MANJANA MILKOREIT: That is something that remains to be seen. So as you said, everybody only has voluntary commitment. Every country makes pledges and submits that they want to fulfill, or at least think that they are going to fulfill over the next few years.

And the way that the Paris agreement is trying to deal with the question of effectiveness, and trying to make sure that these pledges actually all add up to reaching the globally-shared temperature goal, for example, is by setting up a number of transparency and review mechanisms, the ambitions, as I call them in negotiation jargon. And that means that, not only do countries make new pledges or revised pledges every five years, but they also check in on each other’s pledges and actions every five years to track and assess how far they have gotten.

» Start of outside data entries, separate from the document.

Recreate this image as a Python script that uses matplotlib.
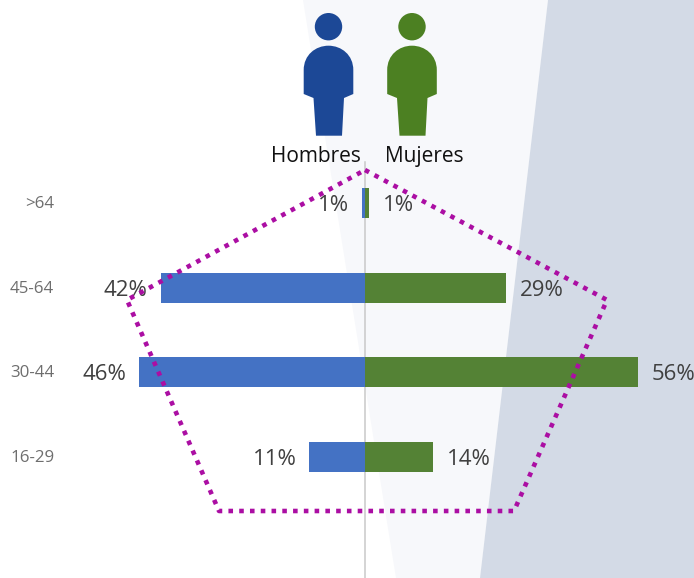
import matplotlib
matplotlib.use('Agg')
import matplotlib.pyplot as plt
from matplotlib.patches import Polygon, Circle, PathPatch
from matplotlib.path import Path

plt.rcParams['font.family'] = ['Open Sans', 'DejaVu Sans']

grupos = ['16-29', '30-44', '45-64', '>64']
hombres = [11.4, 46.4, 41.9, 0.6]
mujeres = [14, 56, 29, 0.9]
etiq_hombres = ['11%', '46%', '42%', '1%']
etiq_mujeres = ['14%', '56%', '29%', '1%']
nombres = ['Hombres', 'Mujeres']

# decoration, in image pixels
W, H = 694, 578
panel_claro = [(303, 0), (548, 0), (480, 578), (396, 578)]
panel_oscuro = [(548, 0), (694, 0), (694, 578), (480, 578)]
pentagono = [(365, 170), (607, 300), (514, 511), (219, 511), (127, 300)]

azul = '#4472c4'
verde = '#548235'
azul_icono = '#1c4896'
verde_icono = '#4c8022'

fig = plt.figure(figsize=(W / 100, H / 100), dpi=100)

# back layer in pixels
fondo = fig.add_axes([0, 0, 1, 1], zorder=0)
fondo.set_xlim(0, W)
fondo.set_ylim(H, 0)
fondo.axis('off')
fondo.add_patch(Polygon(panel_claro, closed=True, fc='#f7f8fb', ec='none'))
fondo.add_patch(Polygon(panel_oscuro, closed=True, fc='#d3dae6', ec='none'))
fondo.plot([365, 365], [162, 578], color='#c9c9c9', lw=1.1)


def persona(ax, cx, color):
    ax.add_patch(Circle((cx, 26.7), 13.7, fc=color, ec='none'))
    v = [(-24.8, 70), (-24.8, 55), (-13, 45.7), (0, 45.7), (13, 45.7), (24.8, 55), (24.8, 70),
         (24.8, 94), (15.5, 98), (13.5, 135.7), (-12.5, 135.7), (-15, 98), (-24.8, 94), (-24.8, 70)]
    c = [Path.MOVETO, Path.CURVE4, Path.CURVE4, Path.CURVE4, Path.CURVE4, Path.CURVE4, Path.CURVE4,
         Path.LINETO, Path.LINETO, Path.LINETO, Path.LINETO, Path.LINETO, Path.LINETO, Path.CLOSEPOLY]
    ax.add_patch(PathPatch(Path([(cx + x, y) for x, y in v], c), fc=color, ec='none'))


persona(fondo, 328.5, azul_icono)
persona(fondo, 412, verde_icono)

# bars
esc = 4.87
fila = 84.67
ax = fig.add_axes([0, 0, 1, 1], zorder=1)
ax.patch.set_alpha(0)
ax.set_xlim(-365 / esc, (W - 365) / esc)
ax.set_ylim((457 - H) / fila, 457 / fila)
ax.axis('off')
y = list(range(len(grupos)))
ax.barh(y, [-v for v in hombres], height=0.355, color=azul)
ax.barh(y, mujeres, height=0.355, color=verde)

for i in y:
    ax.text(-hombres[i] - 2.7, i - 0.03, etiq_hombres[i], ha='right', va='center', fontsize=16, color='#404040')
    ax.text(mujeres[i] + 2.8, i - 0.03, etiq_mujeres[i], ha='left', va='center', fontsize=16, color='#404040')
    ax.text(-63.8, i - 0.01, grupos[i], ha='right', va='center', fontsize=12.2, color='#6e6e6e')

# front layer
frente = fig.add_axes([0, 0, 1, 1], zorder=2)
frente.patch.set_alpha(0)
frente.set_xlim(0, W)
frente.set_ylim(H, 0)
frente.axis('off')
frente.text(316, 156.5, nombres[0], ha='center', va='center', fontsize=15, color='#111111')
frente.text(424, 156.5, nombres[1], ha='center', va='center', fontsize=15, color='#111111')
px, py = zip(*(pentagono + pentagono[:1]))
frente.plot(px, py, color='#ab0ea3', lw=3.3, linestyle=(0, (1, 1.35)), dash_capstyle='butt')

fig.savefig('out.png', dpi=100)
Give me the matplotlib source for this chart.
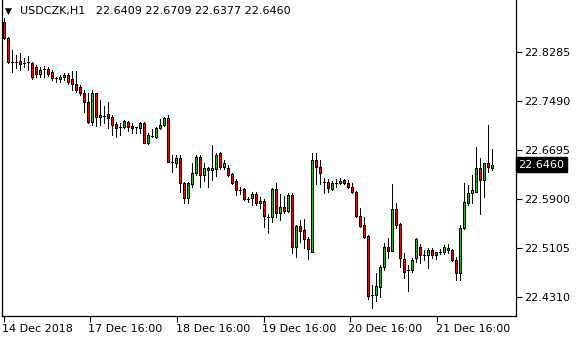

So there are a number of mechanisms that try to look at what countries have actually done, and how much it adds up to, in terms of moving towards these shared goals. And parties hope that this collective process of assessment and transparency, creating some kind of peer pressure and a bit of a psychological moment of truth every five years, is going to help nudge parties to keep doing more over time.

So it is an architecture that is constantly trying to create momentum towards more action on climate change. And it remains to be seen if that’s going to work, but those are the kinds of details that are being worked out in Bonn right now. And if they’re being worked out in a good way, then we might see some success over the next five 10, 15 years with the regular stock-taking and transparency mechanisms.

IRA FLATOW: So what would be the best-case scenario, then, that could come out of the accord?

MANJANA MILKOREIT: Well, the best-case scenario is that this cycle of ambition actually works. So currently, as you probably know, countries have pledged, or have made their initial pledges with the Paris Accord in 2015. And those pledges do not get us anywhere close to the global temperature goal of well below 2 degrees Celsius above pre-industrial levels. They got us about one-third there, which means everybody’s got to do more.

If the rules parties put in place end up working, and actually encouraging every party to make revised pledges every five years that go up over time– so there’s an implicit norm here that countries would make pledges that go up or increase their ambition, right, they would pledge more over time –and that the more one party pledges, the more another party might be encouraged to pledge. And also, the more the wealthy parties actually do to support the developing countries, the more the developing countries can contribute to this process, too.

So the theory is that, over time, these promises would add up to more, and the ratchet mechanism, as it’s called, would work its way towards closing the emissions gap, and now also an adaptation in a finance gap that people are talking about.

IRA FLATOW: Dr. Hayhoe,

MANJANA MILKOREIT: That was my time.

IRA FLATOW: Yeah? Do you agree this is the best outcome–

KATHARINE HAYHOE: Yes.

IRA FLATOW: –you could expect?

KATHARINE HAYHOE: I do. In Paris, most of us were thinking about all the carbon emission reductions that developed countries had to do. But many more countries were there saying, hey we haven’t hardly produced any carbon emissions at all, yet we need to not only develop, not only build our economies, but we are increasingly coping with the impacts of a changing climate, a climate that’s changing not because of anything that we really did.

So to me the best analogy for this international process is a potluck dinner. Who’s bringing what to the table? The people who have contributed the most to the hunger problem need to show up with the biggest dishes. And, as you know from potlucks, you know you always end up with too much of one thing and not enough of another.

IRA FLATOW: Spoken like a true Texan.

[LAUGHTER]

Thank you very much. Dr. Katharine Hayhoe, professor of political science and director of the Climate Science Center at Texas Tech University in Lubbock, and Manjana Milkoreit, who is assistant professor of political science at Purdue University. She was at the talks in Bonn this week.